Blue Corn Waffles:  This is my favorite waffle, and in this I'm not alone.  Use toasted blue corn meal for the second flour, fine or slightly coarse.  Serve with maple syrup heated with a little butter, or with a more exotic accompaniment, such as prickly pear syrup or chokecherry jelly.

Yeasted Buckwheat Cakes

This batter makes superlative waffles that can be served with sweet or savory accompaniments.  If you’re planning ahead for a brunch, make little pancakes and freeze them, to reheat later.


1 teaspoon active dry yeast
1/3 cup warm water
1 teaspoon sugar
2 1/2 cups warm water or reduced fat milk
4 tablespoons butter, cut in small pieces
1/2 cup white whole wheat flour
1 1/2 to 2 cups buckwheat flour
1/2 teaspoon salt
3 whole eggs, beaten, or 2 eggs and 2 whites
2 tablespoons honey or sugar, if not for savory accompaniments


Sprinkle the yeast into warm water and stir in the sugar.  Let stand until foamy, about 10 minutes.  While it's proofing, warm the milk or water with the butter and stir until the butter melted.  Make sure it's only lukewarm before turning it into a large bowl, with the yeast.  Whisk in wheat flour, salt and enough buckwheat flour to make a thin batter.  Cover and proof 2 hours at room temperature or overnight in the refrigerator.  When ready to use, add the eggs.  If using egg whites, whisk them into soft peaks, then fold them into the batter.  The consistency should be like heavy cream.  If the batter has thickened too much, thin it with water.

To make blini, use about a tablespoon of batter for each cake.  Cook until holes dot the surface then  flip and cook the second side.
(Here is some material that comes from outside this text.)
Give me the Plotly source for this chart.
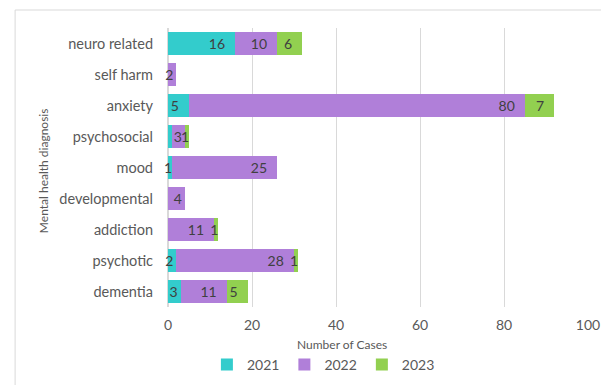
import plotly.graph_objects as go

categories = ["neuro related", "self harm", "anxiety", "psychosocial", "mood",
              "developmental", "addiction", "psychotic", "dementia"]
y2021 = [16, 0, 5, 1, 1, 0, 0, 2, 3]
y2022 = [10, 2, 80, 3, 25, 4, 11, 28, 11]
y2023 = [6, 0, 7, 1, 0, 0, 1, 1, 5]
show2021 = [True, True, True, False, True, True, True, True, True]
x_ticks = [0, 20, 40, 60, 80, 100]

NBSP = "\u00a0"

def lab(vals, show=None):
    out = []
    for i, v in enumerate(vals):
        if not v or (show is not None and not show[i]):
            out.append("")
        elif v >= 5:
            out.append(str(v) + NBSP * 2)
        else:
            out.append(str(v))
    return out

series = [
    ("2021", y2021, lab(y2021, show2021), "#33CCCC"),
    ("2022", y2022, lab(y2022), "#B07FD9"),
    ("2023", y2023, lab(y2023), "#92D050"),
]

fig = go.Figure()
for name, vals, txt, col in series:
    fig.add_trace(go.Bar(
        y=categories, x=vals, name=name, orientation="h",
        marker=dict(color=col, line=dict(width=0)),
        text=txt, textposition="inside", insidetextanchor="end", textangle=0,
        textfont=dict(color="#404040", size=14, family="Lato"),
        constraintext="none", cliponaxis=False,
    ))

fig.update_layout(
    barmode="stack", bargap=0.26,
    width=601, height=385,
    margin=dict(l=168, r=13, t=28, b=78, autoexpand=False),
    paper_bgcolor="white", plot_bgcolor="white",
    font=dict(family="Lato", color="#595959", size=14),
    uniformtext=dict(minsize=14, mode="show"),
    showlegend=True,
    legend=dict(orientation="h", x=0.37, xanchor="center", y=-0.15, yanchor="top",
                font=dict(size=14, color="#595959"), itemwidth=30,
                traceorder="normal"),
    xaxis=dict(range=[0, 100], tickvals=x_ticks, showgrid=True, gridcolor="#D9D9D9",
               gridwidth=1, zeroline=True, zerolinecolor="#D9D9D9", ticks="",
               ticklabelstandoff=8, automargin=False,
               tickfont=dict(size=14, color="#595959")),
    yaxis=dict(categoryorder="array", categoryarray=categories, autorange="reversed",
               showgrid=False, ticks="", ticklabelstandoff=14, automargin=False,
               tickfont=dict(size=14.5, color="#595959")),
    annotations=[
        dict(text="Number of Cases", xref="paper", yref="paper", x=0.415, y=-0.135,
             xanchor="center", yanchor="middle", showarrow=False,
             font=dict(size=12, color="#595959")),
        dict(text="Mental health diagnosis", xref="paper", yref="paper", x=-0.298, y=0.49,
             xanchor="center", yanchor="middle", textangle=-90, showarrow=False,
             font=dict(size=12, color="#595959")),
    ],
    shapes=[dict(type="rect", xref="paper", yref="paper",
                 x0=-0.364, x1=1.2, y0=-0.5, y1=1.0645,
                 line=dict(color="#D9D9D9", width=1), layer="below")],
)

fig.write_html("out.html", config={"displayModeBar": False},
               post_script="document.body.style.margin='0px';")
Cook on pre-heated griddle.

Serving Suggestions:  For a winter dessert, serve cakes or waffles with dried apricots or figs poached in a ginger syrup and a spoonful of sour cream.  For savory accompaniments, serve them with sour cream, snipped chives or caramelized onions, or a mushroom stew.  For breakfast cakes and waffles, homemade applesauce or poached dried fruits with yogurt are excellent.